Le 9 décembre, le Procureur de la République près le tribunal de Bir Mourad Rais annonçait dans un communiqué au ton martial, l’arrestation et le placement sous mandat de dépôt d’un « espion », collaborateur d’une « puissance étrangère » qui travaillait au sein de la direction de campagne du candidat d’Ali Benflis.

Le procureur va même aller plus loin et affirme que Bekka est un proche des Benflis et qu’il aurait ouvert un compte en banque en France à l’épouse même du candidat.

Ali Benflis a vite fait, après quelques heures, de répondre à ces accusations dans un communiqué, fustigeant ceux qui veulent attenter à son honneur et à la dignité de sa personne. Il explique qu’il n’a jamais caché ses avoirs financiers dans la banque française Crédit du Nord, qui a clôturé son compte le 21 mars 2019.

Passés maitres dans l’art de la fabrication de faux procès et de confection d’une démocratie de façade, les protecteurs du Système en Algérie ont de tout temps été capables d’éliminer toute contestation qui s’opposerait à leur sombre et unique dessein, le maintien.

Seulement voilà, en tentant brutalement de mettre à mort la candidature de Benflis, une partie de l’Armée vient de designer celui qu’elle ne soutient pas. Et c’est bien là le point faible de cette action.

S’il est impossible d’invalider la candidature d’Ali Benflis sans renforcer la suspicion de mainmise des militaires sur un scrutin déjà largement rejeté par le peuple et qui viendrait renforcer un taux d’abstention déjà qualifié d’important, il n’en demeure pas moins que la portée d’une telle décision invaliderait de facto les résultats même de ces présidentielles et remettrait en cause les décisions du chef d’Etat-Major Ahmed Gaid Salah.

D’un autre côté, le capital confiance durant le scrutin de ce jeudi 12/12 irait naturellement vers le candidat ‘’civil’’ Benflis qui pourrait ainsi bénéficier des bulletins d’un vote sanction contre la hiérarchie militaire, et lui donnerait par la même occasion toute la légitimité populaire pour atténuer, voire éliminer le pouvoir militaire et son emprise sur la politique.

Enfin, si les élections présidentielles étaient annulées pour cette raison ou une autre, on se dirigerait tout droit vers une période de transition menée par un collectif de compétences qui jetterait les bases d’une constituante et d’une nouvelle ère laborieuse pour l’Algérie.

Entre temps, s’il y a un coup à jouer pour mettre en échec et mat le plan de la Issaba de laquelle tente encore de se désolidariser l’Etat-Major de l’armée depuis la révolution du sourire, il y a lieu d’aller voter et de ne pas voter pour le candidat de l’armée.

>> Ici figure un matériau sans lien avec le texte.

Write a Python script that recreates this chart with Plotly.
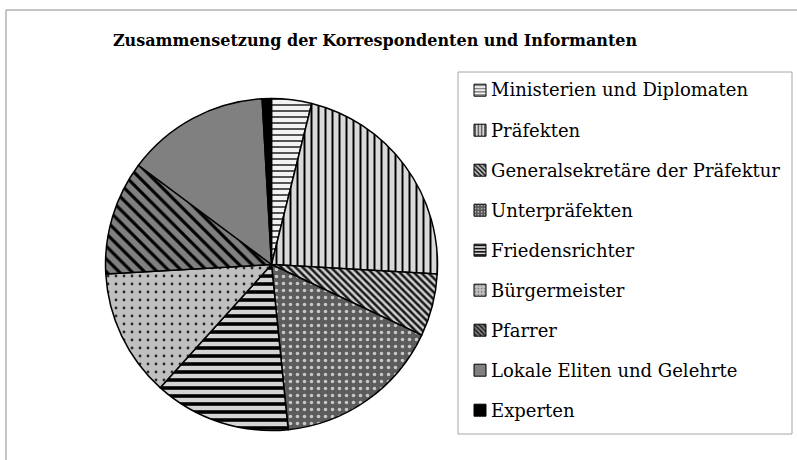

Car ne pas aller voter, serait prendre le risque de voir le commandement de l’armée continuer à agir en coulisse et précipiter le pays vers une crise certaine.

C’est là l’aide fondamentale que pourra apporter le Hirak au changement, même si cela ne sera malheureusement pas définitif. Car il faudra continuer à maintenir la pression sur le nouvel élu afin qu’il engage les réformes nécessaires, conformément à son programme et aux aspirations du peuple pour un Etat moderne et démocratique, et débarrasser l’Etat de la conception archaïque dans laquelle on veut la maintenir. Et de tous, seul Ali Benflis en a l’étoffe.